Why the RBI Introduced the Scheme
The RBI launched the special deposit scheme on June 5 to encourage Non-Resident Indians (NRIs) to place more foreign currency deposits with Indian banks. As part of the initiative, banks were provided with a zero-cost foreign exchange swap facility, allowing them to convert foreign currency deposits into rupees without incurring high hedging costs.
Subsequent regulatory clarifications further enhanced the scheme by giving banks greater operational flexibility, including the ability to use leverage more efficiently and issue guarantees or letters of credit against these deposits. These measures significantly improved the programme's attractiveness, enabling banks to offer higher returns while lowering their own foreign exchange risk.
The scheme reflects the RBI's broader objective of strengthening India's external financial position without relying solely on interventions in the foreign exchange market.

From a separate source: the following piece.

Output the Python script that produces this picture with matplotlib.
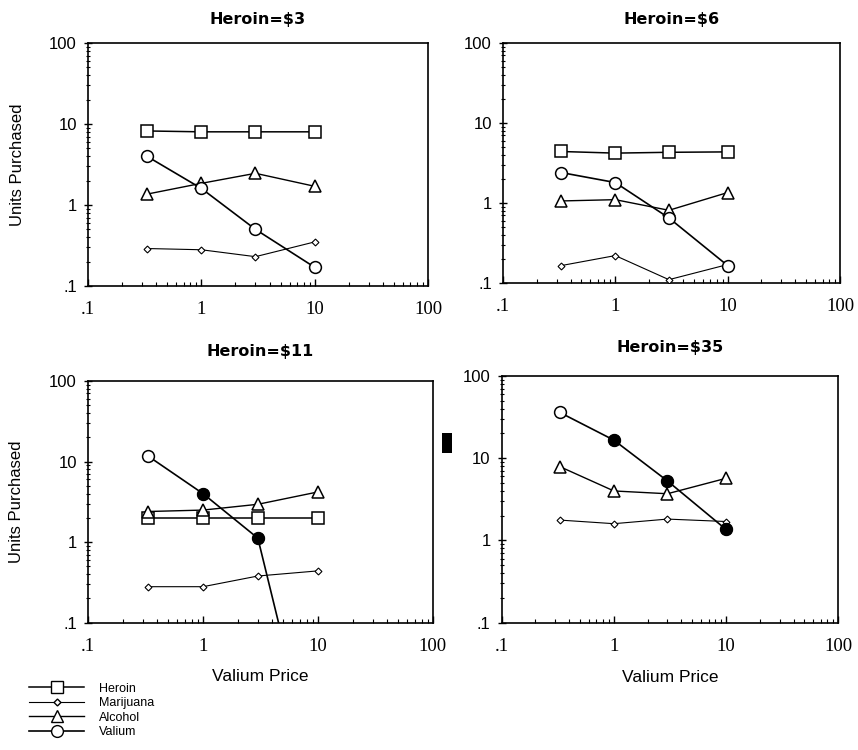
import matplotlib
matplotlib.use("Agg")
import matplotlib.pyplot as plt
from matplotlib.lines import Line2D
from matplotlib.patches import Rectangle
from matplotlib.ticker import FixedLocator, LogLocator, NullFormatter

# data (Valium price on x, units purchased on y)
valium_price = [0.33, 1, 3, 10]
titles = ["Heroin=$3", "Heroin=$6", "Heroin=$11", "Heroin=$35"]

heroin = [[8.2, 8.0, 8.0, 8.0],
          [4.4, 4.2, 4.3, 4.35],
          [2.0, 2.0, 2.0, 2.0],
          None]
marijuana = [[0.29, 0.28, 0.23, 0.35],
             [0.165, 0.22, 0.11, 0.17],
             [0.28, 0.28, 0.38, 0.44],
             [1.77, 1.6, 1.82, 1.7]]
alcohol = [[1.36, 1.85, 2.46, 1.7],
           [1.06, 1.1, 0.81, 1.35],
           [2.4, 2.5, 2.95, 4.2],
           [7.9, 4.0, 3.7, 5.7]]
valium = [[4.0, 1.6, 0.5, 0.17],
          [2.4, 1.8, 0.65, 0.165],
          [11.8, 4.0, 1.12, 0.001],
          [36, 16.6, 5.3, 1.36]]
# filled valium markers
valium_filled = [[False, False, False, False],
                 [False, False, False, False],
                 [False, True, True, False],
                 [False, True, True, True]]

tick_vals = [0.1, 1, 10, 100]
tick_labels = [".1", "1", "10", "100"]

fig = plt.figure(figsize=(8.58, 7.5), dpi=100)
rects = [[0.1026, 0.6187, 0.3963, 0.324],
         [0.5862, 0.6227, 0.3928, 0.320],
         [0.1026, 0.1697, 0.4020, 0.3223],
         [0.5847, 0.1697, 0.3923, 0.3290]]
pads = [14, 14, 18, 17]

for i, r in enumerate(rects):
    ax = fig.add_axes(r)
    x = valium_price
    if heroin[i] is not None:
        ax.plot(x, heroin[i], '-', color='black', lw=1.1, marker='s', ms=8,
                mfc='white', mec='black', mew=1.1, zorder=3)
    ax.plot(x, marijuana[i], '-', color='black', lw=0.8, marker='D', ms=3.5,
            mfc='white', mec='black', mew=0.8, zorder=3)
    ax.plot(x, alcohol[i], '-', color='black', lw=1.0, marker='^', ms=8,
            mfc='white', mec='black', mew=1.1, zorder=3)
    ax.plot(x, valium[i], '-', color='black', lw=1.2, marker='o', ms=8.5,
            mfc='white', mec='black', mew=1.1, zorder=4)
    fx = [xv for xv, f in zip(x, valium_filled[i]) if f]
    fy = [yv for yv, f in zip(valium[i], valium_filled[i]) if f]
    if fx:
        ax.plot(fx, fy, 'o', color='black', ms=8, zorder=5)

    ax.set_xscale('log')
    ax.set_yscale('log')
    ax.set_xlim(0.1, 100)
    ax.set_ylim(0.1, 100)
    ax.xaxis.set_major_locator(FixedLocator(tick_vals))
    ax.yaxis.set_major_locator(FixedLocator(tick_vals))
    ax.xaxis.set_minor_locator(LogLocator(base=10, subs=range(2, 10)))
    ax.yaxis.set_minor_locator(LogLocator(base=10, subs=range(2, 10)))
    ax.xaxis.set_minor_formatter(NullFormatter())
    ax.yaxis.set_minor_formatter(NullFormatter())
    ax.set_xticklabels(tick_labels, fontfamily='Liberation Serif', fontsize=13.5)
    ax.set_yticklabels(tick_labels, fontfamily='Liberation Sans', fontsize=12)
    ax.tick_params(axis='x', which='major', direction='in', length=5, width=1, pad=11)
    ax.tick_params(axis='x', which='minor', direction='in', length=3, width=0.8)
    ax.tick_params(axis='y', which='major', direction='inout', length=6, width=1, pad=5)
    ax.tick_params(axis='y', which='minor', direction='inout', length=3, width=0.8)
    for s in ax.spines.values():
        s.set_linewidth(1.2)

    ax.set_title(titles[i], fontfamily='DejaVu Sans', fontweight='bold',
                 fontsize=11.5, pad=pads[i])
    if i in (0, 2):
        ax.set_ylabel("Units Purchased", fontfamily='Liberation Sans', fontsize=12)
        ax.yaxis.set_label_coords(-0.185, 0.5)
    if i in (2, 3):
        ax.set_xlabel("Valium Price", fontfamily='Liberation Sans', fontsize=12.5)
        ax.xaxis.set_label_coords(0.5, -0.19)

# legend under the lower-left panel
handles = [
    Line2D([], [], color='black', lw=1.1, marker='s', ms=8, mfc='white', mec='black'),
    Line2D([], [], color='black', lw=0.8, marker='D', ms=3.5, mfc='white', mec='black'),
    Line2D([], [], color='black', lw=1.0, marker='^', ms=8, mfc='white', mec='black'),
    Line2D([], [], color='black', lw=1.2, marker='o', ms=8.5, mfc='white', mec='black'),
]
labels = ["Heroin", "Marijuana", "Alcohol", "Valium"]
fig.legend(handles, labels, loc='upper left', bbox_to_anchor=(0.027, 0.098),
           frameon=False, handlelength=4.4, handletextpad=1.2, labelspacing=0.2,
           borderpad=0, prop={'family': 'Liberation Sans', 'size': 9})

# dark scan smudge between the lower panels
fig.patches.append(Rectangle((0.515, 0.396), 0.012, 0.027, transform=fig.transFigure,
                             facecolor='black', edgecolor='none'))

fig.savefig("out.png", dpi=100)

What Does the Deposit Drive Mean?
The RBI's strategy represents an alternative approach to supporting the rupee. Instead of selling foreign exchange reserves to stabilise the currency, the central bank is encouraging fresh dollar inflows through the banking system by making foreign currency deposits more attractive for NRIs.

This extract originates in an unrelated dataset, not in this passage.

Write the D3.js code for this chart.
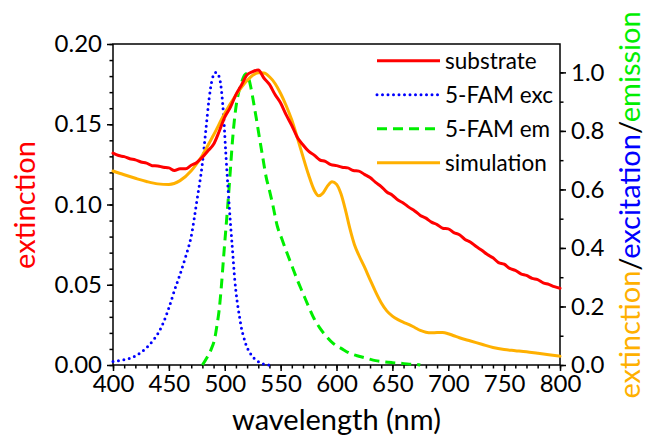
<!DOCTYPE html>
<meta charset="utf-8">
<script src="https://cdn.jsdelivr.net/npm/d3@7"></script>
<style>
  body { margin: 0; background: #fff; }
  text { font-family: Lato, "Open Sans", sans-serif; }
</style>
<div id="chart"></div>
<script>

// wavelength (nm) and values
var subNm = [400,405,410,415,420,425,430,435,440,445,450,455,460,465,470,475,480,485,490,495,
  500,505,510,515,520,525,530,535,540,545,550,555,560,565,570,575,580,585,590,595,
  600,605,610,615,620,625,630,635,640,645,650,655,660,665,670,675,680,685,690,695,
  700,705,710,715,720,725,730,735,740,745,750,755,760,765,770,775,780,785,790,795,800];
var subVal = [0.132,0.1305,0.1298,0.1285,0.1278,0.1265,0.1258,0.1242,0.1240,0.1232,0.1228,0.1212,0.1222,0.1222,0.1245,0.1262,0.1295,0.1335,0.1375,0.1455,
  0.1545,0.1605,0.1685,0.1745,0.1808,0.1828,0.1838,0.1788,0.1748,0.1685,0.1632,0.1558,0.1492,0.1418,0.1372,0.1332,0.1308,0.1278,0.1268,0.1248,
  0.1242,0.1232,0.1228,0.1212,0.1208,0.1188,0.1168,0.1138,0.1112,0.1078,0.1058,0.1028,0.1008,0.0982,0.0960,0.0932,0.0915,0.0890,0.0875,0.0852,
  0.0848,0.0825,0.0812,0.0782,0.0765,0.0738,0.0715,0.0688,0.0668,0.0638,0.0628,0.0602,0.0590,0.0568,0.0558,0.0540,0.0532,0.0512,0.0502,0.0488,0.0478];

var excNm = [400,405,410,415,420,425,430,435,440,445,450,455,460,465,470,475,480,483,486,489,492,495,497,499,
  501,503,505,507,509,511,513,515,517,519,521,524,528,532,536,540];
var excVal = [0.012,0.015,0.018,0.023,0.031,0.043,0.059,0.080,0.106,0.144,0.195,0.255,0.310,0.370,0.440,0.560,0.690,0.800,0.910,0.980,1.000,0.985,0.940,0.850,
  0.720,0.600,0.490,0.390,0.290,0.220,0.170,0.125,0.095,0.070,0.052,0.033,0.017,0.007,0.002,0.0];

var emNm = [480,484,488,491,493,495,497,499,501,503,505,507,509,511,513,515,517,519,521,523,525,528,531,534,537,
  540,543,547,551,555,560,565,570,575,580,585,590,597,605,612,620,627,635,642,650,657,665,672,675];
var emVal = [0.0,0.025,0.055,0.090,0.135,0.188,0.270,0.370,0.465,0.560,0.665,0.770,0.850,0.905,0.940,0.965,0.985,0.995,0.985,0.955,0.915,0.848,0.778,0.710,0.643,
  0.597,0.547,0.475,0.432,0.390,0.340,0.290,0.245,0.200,0.158,0.127,0.102,0.074,0.055,0.040,0.030,0.023,0.015,0.011,0.008,0.006,0.003,0.002,0.0];

var simNm = [400,410,420,430,440,450,460,470,480,490,500,510,520,525,530,535,540,545,550,555,560,565,570,575,580,
  584,588,592,596,600,604,608,612,616,620,625,630,635,640,645,650,655,660,665,670,675,680,685,690,695,
  700,705,710,720,730,740,750,760,770,780,790,800];
var simVal = [0.663,0.650,0.638,0.627,0.619,0.617,0.630,0.664,0.717,0.786,0.860,0.922,0.972,0.990,0.999,0.998,0.985,0.962,0.928,0.886,0.837,0.776,0.712,0.650,0.598,
  0.578,0.588,0.612,0.626,0.618,0.585,0.530,0.466,0.412,0.375,0.335,0.292,0.250,0.213,0.185,0.167,0.155,0.146,0.138,0.128,0.118,0.112,0.110,0.111,0.111,
  0.107,0.100,0.093,0.082,0.071,0.060,0.053,0.049,0.045,0.040,0.035,0.030];

var legendNames = ["substrate", "5-FAM exc", "5-FAM em", "simulation"];

var red = "#ff0000", blue = "#0000ff", green = "#00ee00", orange = "#ffb000";

var margin = {top: 44, right: 85, bottom: 75, left: 113},
    width = 645 - margin.left - margin.right,
    height = 440 - margin.top - margin.bottom;

var svg = d3.select("#chart")
  .append("svg")
    .attr("width", 645)
    .attr("height", 440)
  .append("g")
    .attr("transform", "translate(" + margin.left + "," + margin.top + ")");

var x = d3.scaleLinear().domain([400, 800]).range([0, width]);
var yL = d3.scaleLinear().domain([0, 0.2]).range([height, 0]);
var yR = d3.scaleLinear().domain([0, 1.097]).range([height, 0]);

// minor ticks first
svg.append("g")
  .attr("transform", "translate(0," + height + ")")
  .call(d3.axisBottom(x).tickValues(d3.range(400, 801, 10)).tickSize(3.5).tickFormat(""));
svg.append("g")
  .call(d3.axisLeft(yL).tickValues(d3.range(0, 0.2001, 0.01)).tickSize(3.5).tickFormat(""));
svg.append("g")
  .attr("transform", "translate(" + width + ",0)")
  .call(d3.axisRight(yR).tickValues(d3.range(0, 1.01, 0.1)).tickSize(3.5).tickFormat(""));

// major ticks
svg.append("g")
  .attr("transform", "translate(0," + height + ")")
  .call(d3.axisBottom(x).tickValues(d3.range(400, 801, 50)).tickSize(6).tickPadding(4));
svg.append("g")
  .call(d3.axisLeft(yL).tickValues([0, 0.05, 0.1, 0.15, 0.2]).tickSize(6).tickPadding(5).tickFormat(d3.format(".2f")));
svg.append("g")
  .attr("transform", "translate(" + width + ",0)")
  .call(d3.axisRight(yR).tickValues([0, 0.2, 0.4, 0.6, 0.8, 1.0]).tickSize(6).tickPadding(5).tickFormat(d3.format(".1f")));

svg.selectAll(".domain").remove();
svg.selectAll(".tick line").attr("stroke", "#000").attr("stroke-width", 1.5);
svg.selectAll(".tick text").attr("fill", "#000").style("font-size", "24px");

// frame
svg.append("rect")
  .attr("width", width).attr("height", height)
  .attr("fill", "none").attr("stroke", "#000").attr("stroke-width", 1.5);

var plot = svg.append("g");

function drawLine(xs, vs, scale, color, dash, cap) {
  var pts = xs.map(function(d, i) { return [d, vs[i]]; });
  var line = d3.line()
    .x(function(d) { return x(d[0]); })
    .y(function(d) { return scale(d[1]); })
    .curve(d3.curveMonotoneX);
  plot.append("path")
    .datum(pts)
    .attr("d", line)
    .attr("fill", "none")
    .attr("stroke", color)
    .attr("stroke-width", 3)
    .attr("stroke-dasharray", dash)
    .attr("stroke-linecap", cap)
    .attr("stroke-linejoin", "round");
}

drawLine(emNm, emVal, yR, green, "10,6", "butt");
drawLine(excNm, excVal, yR, blue, "0,5.5", "round");
drawLine(simNm, simVal, yR, orange, null, "round");
drawLine(subNm, subVal, yL, red, null, "round");

// legend
var legStyles = [
  {color: red, dash: null, cap: "butt"},
  {color: blue, dash: "0,5.5", cap: "round"},
  {color: green, dash: "10,6", cap: "butt"},
  {color: orange, dash: null, cap: "butt"}
];
var leg = svg.selectAll(".leg")
  .data(legendNames)
  .enter().append("g")
    .attr("transform", function(d, i) { return "translate(" + (377 - margin.left) + "," + (60.7 - margin.top + i * 34) + ")"; });
leg.append("line")
  .attr("x1", 0).attr("x2", 63).attr("y1", 0).attr("y2", 0)
  .attr("stroke", function(d, i) { return legStyles[i].color; })
  .attr("stroke-width", 3)
  .attr("stroke-dasharray", function(d, i) { return legStyles[i].dash; })
  .attr("stroke-linecap", function(d, i) { return legStyles[i].cap; });
leg.append("text")
  .attr("x", 68).attr("y", 8)
  .style("font-size", "22.5px")
  .text(function(d) { return d; });

// axis titles
svg.append("text")
  .attr("x", width / 2).attr("y", 430 - margin.top)
  .attr("text-anchor", "middle")
  .style("font-size", "29px")
  .text("wavelength (nm)");

svg.append("text")
  .attr("transform", "translate(" + (35 - margin.left) + "," + (205 - margin.top) + ") rotate(-90)")
  .attr("text-anchor", "middle")
  .attr("fill", red)
  .style("font-size", "29px")
  .text("extinction");

var rt = svg.append("text")
  .attr("transform", "translate(" + (640 - margin.left) + "," + (205 - margin.top) + ") rotate(-90)")
  .attr("text-anchor", "middle")
  .style("font-size", "29px");
rt.append("tspan").attr("fill", orange).text("extinction");
rt.append("tspan").attr("fill", "#000").text("/");
rt.append("tspan").attr("fill", blue).text("excitation");
rt.append("tspan").attr("fill", "#000").text("/");
rt.append("tspan").attr("fill", green).text("emission");

</script>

According to market estimates, the programme has already mobilised around $10 billion, while economists believe total inflows could eventually reach $30 billion to $50 billion if participation continues to grow. To attract more deposits, several banks have raised Foreign Currency Non-Resident (FCNR-B) deposit rates to nearly 7.1 per cent, making them increasingly competitive for overseas investors.
The initiative also highlights India's continued reliance on its global diaspora as a source of financial resilience during periods of external economic uncertainty.
Impact on the Economy and Banking Sector
For the RBI, higher foreign currency inflows strengthen foreign exchange reserves, improve dollar liquidity and help reduce pressure on the rupee. A more stable currency can also enhance investor confidence, moderate imported inflation and reduce volatility in financial markets.
For banks, the scheme creates an opportunity to mobilise low-risk foreign currency deposits while expanding their international funding base. However, challenges remain. Higher overseas borrowing costs, taxation issues, regulatory compliance and operational complexities may affect the pace of future deposit mobilisation.
The real test will therefore be whether banks can sustain the momentum beyond the initial inflows and attract substantially larger volumes over the coming months.
A Strategic Cushion for External Stability
The RBI's NRI deposit programme demonstrates a policy approach that relies on incentives and market participation rather than aggressive intervention in the currency market. The initial mobilisation of nearly $10 billion suggests strong confidence among overseas Indians and provides immediate support to the rupee. If the scheme continues to attract substantial inflows, it could significantly strengthen India's external financial position, improve foreign exchange buffers and reinforce confidence in macroeconomic stability. Sustained participation, however, will depend on competitive deposit rates, supportive regulations and favourable global financial conditions, making the coming months crucial for the programme's long-term success.